Ya ampun mas akhi/mbak ukhti, teman-teman mah sudah tahu kalau link itu tersebar ya gara-gara you mengekliknya. Di situlah iman diuji. Kalau sudah terjebak, sudah khilaf berniat nonton itu video, ya beristighfar sajalah. Lalu minta maaf sajalah. Tanpa menyeret kambing hitam. Kasian kan, kambing hitam dijadikan tumbal melulu.
Begitu. Damai kan. Tapi ya memang bisa jadi akan ada orang yang bilang, “Lha apa nggak malu mengakui sudah ngeklik link video porno?”
Biar saja. Kenapa harus malu? Salah tempat malunya itu. Justru malu itu saat berbohong ke publik bahwa itu bukan perbuatan kita. Harusnya malu itu dimulai saat hendak ngeklik link itu. Sebab al haya’u minal iman, malu itu sebagian dari iman. Konteksnya malu sebelum berbuat maksiat lho ya; malu kalau hendak berbuat maksiat. Karena masih punya malu, ya tidak bakal ngeklik. Begitu kan?
Malu menjadi pedal rem. Sebab masih punya malu itu, kita ngerem untuk berbuat maksiat. Malu itu seperti radar iman. Begitu sinyal iman kuat, ada maksiat pasti kita ingin langsung menghindar. Sebab orang yang beriman pastinya bakal tidak nyaman kalau berbuat maksiat, bahkan berniat pun tidak.
Jika sudah kadung kejadian, mengakui kesalahan itu sungguh mulia, sembari beristighfarlah agar terhapus dosa. Di sisi lain, kawan-kawan tidak perlulah menistanya begini-begitu, apalagi sembari bermaksud merayakan kemuliaannya sendiri.
Saya jadi teringat dengan apa yang dikatakan Hasan al-Bashri, “Manusia itu sama dalam watak kebiasaannya.
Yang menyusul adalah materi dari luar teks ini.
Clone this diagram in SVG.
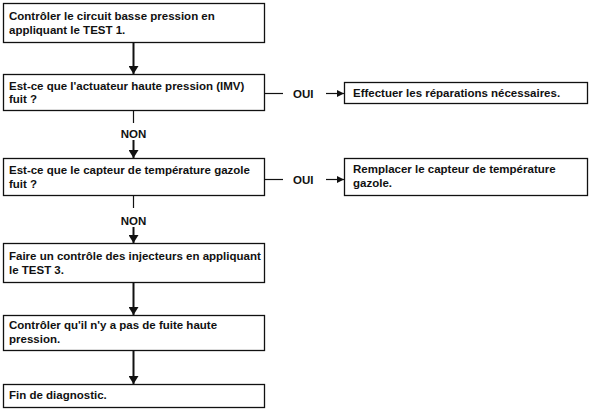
<svg xmlns="http://www.w3.org/2000/svg" width="594" height="412" viewBox="0 0 594 412">
<style>
.box{fill:#fff;stroke:#111;stroke-width:1.3}
.t{font-family:"Liberation Sans",Arial,sans-serif;font-weight:bold;font-size:11.5px;fill:#111}
.c{text-anchor:middle}
.ln{stroke:#111;stroke-width:1.2;fill:none}
.ar{stroke:#111;stroke-width:2;fill:none}
.ah{fill:#111}
</style>
<defs>
<marker id="h" viewBox="0 0 8 10" refX="8" refY="5" markerWidth="4" markerHeight="5" orient="auto" markerUnits="strokeWidth">
<path d="M0,0 L8,5 L0,10 Z" class="ah"/>
</marker>
<marker id="hs" viewBox="0 0 7 7" refX="7" refY="3.5" markerWidth="6" markerHeight="6" orient="auto" markerUnits="strokeWidth">
<path d="M0,0 L7,3.5 L0,7 Z" class="ah"/>
</marker>
</defs>
<rect width="594" height="412" fill="#fff"/>
<g id="n1"><rect class="box" x="3.5" y="3.5" width="261" height="39"/><text class="t" x="9" y="20">Contrôler le circuit basse pression en</text><text class="t" x="9" y="34">appliquant le TEST 1.</text></g>
<g id="n2"><rect class="box" x="3.5" y="74.5" width="261" height="36"/><text class="t" x="9" y="89.5">Est-ce que l'actuateur haute pression (IMV)</text><text class="t" x="9" y="103">fuit ?</text></g>
<g id="n3"><rect class="box" x="344.5" y="82.5" width="243" height="21"/><text class="t" x="353" y="97">Effectuer les réparations nécessaires.</text></g>
<g id="n4"><rect class="box" x="3.5" y="158.5" width="261" height="37"/><text class="t" x="9" y="173.5">Est-ce que le capteur de température gazole</text><text class="t" x="9" y="187.5">fuit ?</text></g>
<g id="n5"><rect class="box" x="344.5" y="158.5" width="243" height="37"/><text class="t" x="353" y="173">Remplacer le capteur de température</text><text class="t" x="353" y="187">gazole.</text></g>
<g id="n6"><rect class="box" x="3.5" y="243.5" width="261" height="39"/><text class="t" x="9" y="259.5">Faire un contrôle des injecteurs en appliquant</text><text class="t" x="9" y="273.5">le TEST 3.</text></g>
<g id="n7"><rect class="box" x="3.5" y="315.5" width="261" height="35"/><text class="t" x="9" y="329">Contrôler qu'il n'y a pas de fuite haute</text><text class="t" x="9" y="343">pression.</text></g>
<g id="n8"><rect class="box" x="3.5" y="384.5" width="261" height="23"/><text class="t" x="9" y="399">Fin de diagnostic.</text></g>
<g id="connectors">
<line class="ar" x1="133.5" y1="43" x2="133.5" y2="74" marker-end="url(#h)"/>
<line class="ln" x1="264.5" y1="93.5" x2="283" y2="93.5"/>
<text class="t" x="293" y="97.5">OUI</text>
<line class="ln" x1="326" y1="93.5" x2="344" y2="93.5" marker-end="url(#hs)"/>
<line class="ln" x1="133.5" y1="110.5" x2="133.5" y2="123"/>
<text class="t c" x="133.5" y="137.5">NON</text>
<line class="ar" x1="133.5" y1="140" x2="133.5" y2="158" marker-end="url(#h)"/>
<line class="ln" x1="264.5" y1="179.5" x2="283" y2="179.5"/>
<text class="t" x="293" y="183.5">OUI</text>
<line class="ln" x1="326" y1="179.5" x2="344" y2="179.5" marker-end="url(#hs)"/>
<line class="ln" x1="133.5" y1="195.5" x2="133.5" y2="208"/>
<text class="t c" x="133.5" y="224.5">NON</text>
<line class="ar" x1="133.5" y1="227" x2="133.5" y2="243" marker-end="url(#h)"/>
<line class="ar" x1="133.5" y1="283" x2="133.5" y2="315" marker-end="url(#h)"/>
<line class="ar" x1="133.5" y1="351" x2="133.5" y2="384" marker-end="url(#h)"/>
</g>
</svg>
Jika turun ujian (stimulus; jebakan iman) kepadanya, maka akan terlihat perbedaan kualitas mereka.”
Klop sekali sama teori Skinner soal perilaku. Ia katakan kalau perilaku sebagai respons (reaksi) seseorang terhadap stimulus (rangsangan dari luar). Seperti rangsangan video hot yang menari-meliuk menggoda-goda iman itu. Kalau rasa malu kita lebih besar, pastilah respons kita menolaknya. Refleks pedal rem terinjak. Aman sudah. Selamat.
Jadi malunya kita harusnya sama Allah saja. Ihsan itu namanya. Malu kalau dilihat sama Tuhan kalau ngeklik video adegan begituan. Bukan malu sama manusia; bukan malu sama teman-teman. Meski pahit banget aib sendiri sudah terlanjur tersebar, ditelan sajalah. Akui kesalahan, minta maaf. Selesai. Berani?